Copy each line in the data that includes the word "chart".

- - - - - - -

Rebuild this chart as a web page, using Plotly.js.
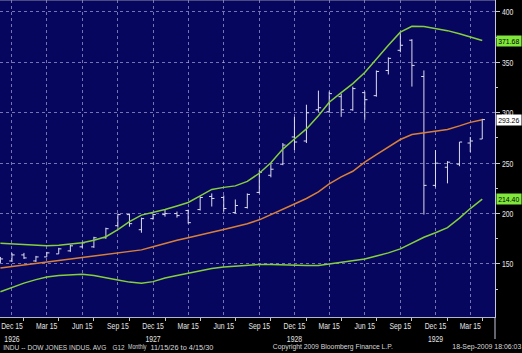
<!DOCTYPE html>
<html>
<head>
<meta charset="utf-8">
<script src="https://cdn.plot.ly/plotly-3.0.1.min.js"></script>
<style>
html,body{margin:0;padding:0;background:#000;}
#chart{width:522px;height:353px;}
</style>
</head>
<body>
<div id="chart"></div>
<script>
// Monthly bars, dated on the 15th
var dates = ['1926-11-15','1926-12-15','1927-01-15','1927-02-15','1927-03-15','1927-04-15','1927-05-15','1927-06-15','1927-07-15','1927-08-15','1927-09-15','1927-10-15','1927-11-15','1927-12-15','1928-01-15','1928-02-15','1928-03-15','1928-04-15','1928-05-15','1928-06-15','1928-07-15','1928-08-15','1928-09-15','1928-10-15','1928-11-15','1928-12-15','1929-01-15','1929-02-15','1929-03-15','1929-04-15','1929-05-15','1929-06-15','1929-07-15','1929-08-15','1929-09-15','1929-10-15','1929-11-15','1929-12-15','1930-01-15','1930-02-15','1930-03-15','1930-04-15'];
var openV  = [153,153,159,153,157,160,163,167,167,176,188,199,184,195,199,200,203,204,217,216,201,206,221,238,249,276,272,303,301,316,303,320,317,342,362,372,336,228,246,249,270,274];
var highV  = [157,161,161,158,162,166,169,172,177,186,200,200,196,200,204,202,204,217,220,218,214,220,243,250,270,296,308,322,321,319,326,321,342,355,379,373,342,263,252,271,276,294];
var lowV   = [151,152,155,152,157,160,162,166,166,175,186,187,181,194,197,196,190,203,207,202,200,205,220,236,248,263,270,301,300,296,302,293,316,338,360,326,199,226,230,247,261,274];
var closeV = [155,159,156,157,161,165,168,171,176,185,199,190,195,199,200,198,191,216,215,205,208,219,241,244,268,271,300,305,319,303,324,313,341,354,367,347,228,250,251,271,272,293.26];
// Bollinger bands
var upperBand = [170.5,170,169.3,168.5,168,168.5,169.5,171,173.5,177,184,192,198.5,201,204,207.5,211,217.5,224,226,227.5,232,240,250.5,264,274,284,297,310.5,320,329,340,353.5,367,380,385.8,385.5,383.5,381.5,378.5,375.5,371.68];
var midBand   = [146,147.5,149,150.5,152,153.5,155,156.5,158,159.5,161,162.5,164,167,170.5,173.5,176,178.5,181.5,184.3,187,190,193.8,198.8,204.5,209.5,215,221.5,229.5,236.5,242,251,258.5,266,273.5,278.5,280.3,281.8,283.5,287,290.5,293.04];
var lowerBand = [122.5,127,131,134.5,137,138.5,139.5,139.8,138.5,136,134,132,130.8,132.5,136,138.5,141,143.5,145.5,147,148,149,149.5,149.5,149,149,148.5,148.5,150,151,153,155,158,161,165,171,176.5,181,186,195.5,205,214.40];
// Axis labels
var xTickVals = ['1926-12-15','1927-03-15','1927-06-15','1927-09-15','1927-12-15','1928-03-15','1928-06-15','1928-09-15','1928-12-15','1929-03-15','1929-06-15','1929-09-15','1929-12-15','1930-03-15'];
var xTickText = ['Dec 15<br>1926','Mar 15','Jun 15','Sep 15','Dec 15<br>1927','Mar 15','Jun 15','Sep 15','Dec 15<br>1928','Mar 15','Jun 15','Sep 15','Dec 15<br>1929','Mar 15'];
var xMinorVals = ['1927-01-15','1927-04-15','1927-07-15','1927-10-15','1928-01-15','1928-04-15','1928-07-15','1928-10-15','1929-01-15','1929-04-15','1929-07-15','1929-10-15','1930-01-15','1930-04-15'];
var yTickVals = [150,200,250,300,350,400];
var yMinorVals = [125,175,225,275,325,375];
// Footer texts
var footerTexts = ['INDU -- DOW JONES INDUS. AVG','G12','Monthly','11/15/26 to 4/15/30','Copyright 2009 Bloomberg Finance L.P.','18-Sep-2009 18:06:03'];

// layout / style (pixel geometry of the reference)
var FOOT_CENTER = [55, 118.8, 137.8, 182.2, 333, 487];
var FOOT_WIDTH  = [103, 12, 18.5, 63, 120, 69];
var FONT = 'Liberation Sans, Arial, sans-serif';
var GREEN = '#86cf3c';
var ORANGE = '#d8803a';
var CONDENSE = 0.72;
var LABEL_W = 21;

var traces = [
  {type:'scatter', mode:'lines', x:dates, y:lowerBand, line:{color:GREEN, width:1.5}, hoverinfo:'skip'},
  {type:'scatter', mode:'lines', x:dates, y:midBand, line:{color:ORANGE, width:1.5}, hoverinfo:'skip'},
  {type:'scatter', mode:'lines', x:dates, y:upperBand, line:{color:GREEN, width:1.5}, hoverinfo:'skip'},
  {type:'ohlc', x:dates, open:openV, high:highV, low:lowV, close:closeV, tickwidth:0.25,
   increasing:{line:{color:'#dcdcf0', width:1}}, decreasing:{line:{color:'#dcdcf0', width:1}}}
];

var n = dates.length - 1;
var targetWidth = {};
function lastLabel(val, bg) {
  var t = val.toFixed(2);
  targetWidth[t] = LABEL_W;
  return {xref:'paper', x:496/495, xanchor:'left', yref:'y', y:val, yanchor:'middle',
    width:24, height:10, align:'center',
    text:t, showarrow:false, bgcolor:bg, borderpad:0,
    font:{family:FONT, size:8, color:'#000'}};
}
var annotations = [
  lastLabel(upperBand[n], '#7fe83a'),
  lastLabel(closeV[n], '#ffffff'),
  lastLabel(lowerBand[n], '#7fe83a')
];
footerTexts.forEach(function(t, k){
  targetWidth[t] = FOOT_WIDTH[k];
  annotations.push({xref:'paper', x:FOOT_CENTER[k]/495, xanchor:'center', yref:'paper', y:-30/317, yanchor:'middle',
    text:t, showarrow:false, borderpad:0, font:{family:FONT, size:7, color:'#d8d8d8'}});
});

var layout = {
  width:522, height:353,
  margin:{l:0, r:27, t:0, b:36, pad:0},
  paper_bgcolor:'#000000',
  plot_bgcolor:'#06065e',
  showlegend:false,
  xaxis:{
    type:'date', range:['1926-11-14','1930-05-18'],
    tickmode:'array', tickvals:xTickVals, ticktext:xTickText,
    tickfont:{family:FONT, size:9.5, color:'#e4e4e4'},
    ticklabeloverflow:'allow',
    ticks:'', showgrid:true, gridcolor:'rgba(190,190,235,0.6)', griddash:'dot', gridwidth:1,
    showline:true, linecolor:'#b4b4c8', linewidth:1, zeroline:false,
    rangeslider:{visible:false}, fixedrange:true,
    minor:{tickmode:'array', tickvals:xMinorVals, ticks:'outside', ticklen:3, tickcolor:'#c8c8c8', showgrid:false}
  },
  yaxis:{
    side:'right', range:[97.4, 411.9],
    tickmode:'array', tickvals:yTickVals,
    tickfont:{family:FONT, size:9.5, color:'#e8e8e8'},
    ticklabeloverflow:'allow',
    ticks:'outside', ticklen:4, tickcolor:'#c8c8d8',
    showgrid:true, gridcolor:'rgba(190,190,235,0.6)', griddash:'dot', gridwidth:1,
    showline:true, linecolor:'#c8c8dc', linewidth:1, zeroline:false, fixedrange:true,
    minor:{tickmode:'array', tickvals:yMinorVals, ticks:'outside', ticklen:2, tickcolor:'#c8c8d8', showgrid:false}
  },
  shapes:[
    {type:'line', xref:'paper', yref:'paper', x0:1, x1:1, y0:0, y1:-22/317, line:{color:'#c8c8dc', width:1}},
    {type:'line', xref:'paper', yref:'paper', x0:0, x1:1, y0:1, y1:1, line:{color:'#9090a8', width:1}}
  ],
  annotations:annotations
};

// Bloomberg uses a condensed face: squeeze texts horizontally around their anchor
function condense(k) {
  document.querySelectorAll('#chart svg text').forEach(function(t){
    var lines = t.querySelectorAll('tspan.line');
    var targets = lines.length ? Array.prototype.slice.call(lines) : [t];
    targets.forEach(function(el){
      var L = el.getComputedTextLength();
      if (L <= 0) return;
      var want = targetWidth.hasOwnProperty(el.textContent) ? targetWidth[el.textContent] : L * k;
      el.setAttribute('textLength', want.toFixed(2));
      el.setAttribute('lengthAdjust', 'spacingAndGlyphs');
    });
  });
}

Plotly.newPlot('chart', traces, layout, {staticPlot:true, displayModeBar:false}).then(function(){
  condense(CONDENSE);
});
</script>
</body>
</html>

- - - - - - -

#### EXPECTED OUTPUT:
Rebuild this chart as a web page, using Plotly.js.
#chart{width:522px;height:353px;}
<div id="chart"></div>
  document.querySelectorAll('#chart svg text').forEach(function(t){
Plotly.newPlot('chart', traces, layout, {staticPlot:true, displayModeBar:false}).then(function(){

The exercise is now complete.